在Python中使用正则表达式拆分diff文件

时间:2012-05-06 16:35:16

标签: python regex

我正在尝试使用python中的re模块将diff(统一格式)拆分到每个部分。差异的格式就是这样......

diff --git a/src/core.js b/src/core.js
index 9c8314c..4242903 100644
--- a/src/core.js
+++ b/src/core.js
@@ -801,7 +801,7 @@ jQuery.extend({
        return proxy;
    },

-   // Mutifunctional method to get and set values to a collection
+   // Multifunctional method to get and set values of a collection
    // The value/s can optionally be executed if it's a function
    access: function( elems, fn, key, value, chainable, emptyGet, pass ) {
        var exec,
diff --git a/src/sizzle b/src/sizzle
index fe2f618..feebbd7 160000
--- a/src/sizzle
+++ b/src/sizzle
@@ -1 +1 @@
-Subproject commit fe2f618106bb76857b229113d6d11653707d0b22
+Subproject commit feebbd7e053bff426444c7b348c776c99c7490ee
diff --git a/test/unit/manipulation.js b/test/unit/manipulation.js
index 18e1b8d..ff31c4d 100644
--- a/test/unit/manipulation.js
+++ b/test/unit/manipulation.js
@@ -7,7 +7,7 @@ var bareObj = function(value) { return value; };
 var functionReturningObj = function(value) { return (function() { return value; }); };

 test("text()", function() {
-   expect(4);
+   expect(5);
    var expected = "This link has class=\"blog\": Simon Willison's Weblog";
    equal( jQuery("#sap").text(), expected, "Check for merged text of more then one element." );

@@ -20,6 +20,10 @@ test("text()", function() {
        frag.appendChild( document.createTextNode("foo") );

    equal( jQuery( frag ).text(), "foo", "Document Fragment Text node was retreived from .text().");
+
+   var $newLineTest = jQuery("<div>test<br/>testy</div>").appendTo("#moretests");
+   $newLineTest.find("br").replaceWith("\n");
+   equal( $newLineTest.text(), "test\ntesty", "text() does not remove new lines (#11153)" );
 });

 test("text(undefined)", function() {
diff --git a/version.txt b/version.txt
index 0a182f2..0330b0e 100644
--- a/version.txt
+++ b/version.txt
@@ -1 +1 @@
-1.7.2
\ No newline at end of file
+1.7.3pre
\ No newline at end of file

我尝试了以下模式组合,但不能完全正确。

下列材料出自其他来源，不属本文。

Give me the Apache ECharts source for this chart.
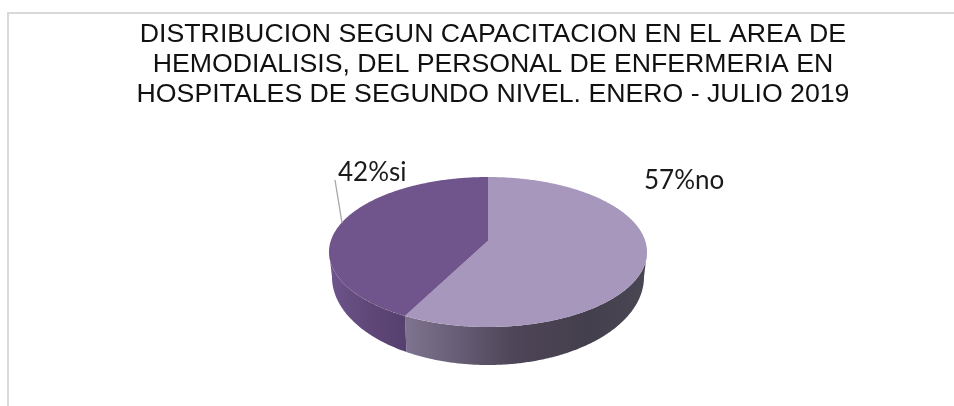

这是我到目前为止最接近的......

re.compile(r'(diff.*?[^\rdiff])', flags=re.S|re.M)

但这会产生

['diff ', 'diff ', 'diff ', 'diff ']

我如何匹配此差异中的所有部分?

4 个答案:

答案 0 :(得分:1)

您不需要使用正则表达式,只需拆分文件:

diff_file = open('diff.txt', 'r')
diff_str = diff_file.read()
diff_split = ['diff --git%s' % x for x in diff_str.split('diff --git') \
              if x.strip()]
print diff_split

答案 1 :(得分:1)

这样做:

r=re.compile(r'^(diff.*?)(?=^diff|\Z)', re.M | re.S)
for m in re.findall(r, s):
    print '===='
    print m

答案 2 :(得分:0)

为什么使用正则表达式?当行以diff开始时,如何迭代这些行并开始新的部分?

list_of_diffs = []
temp_diff = ''
for line in patch:
    if line.startswith('diff'):
        list_of_diffs.append(temp_diff)
        temp_diff = ''
    else: temp_diff.append(line)

免责声明,上述代码应仅被视为说明性伪代码,预计不会实际运行。

正则表达式是一把锤子,但你的问题不是钉子。

答案 3 :(得分:0)

只需拆分后跟单词diff的任何换行符:

result = re.split(r"\n(?=diff\b)", subject)

虽然出于安全考虑,您可能应该尝试匹配\r\r\n

result = re.split(r"(?:\r\n|[\r\n])(?=diff\b)", subject)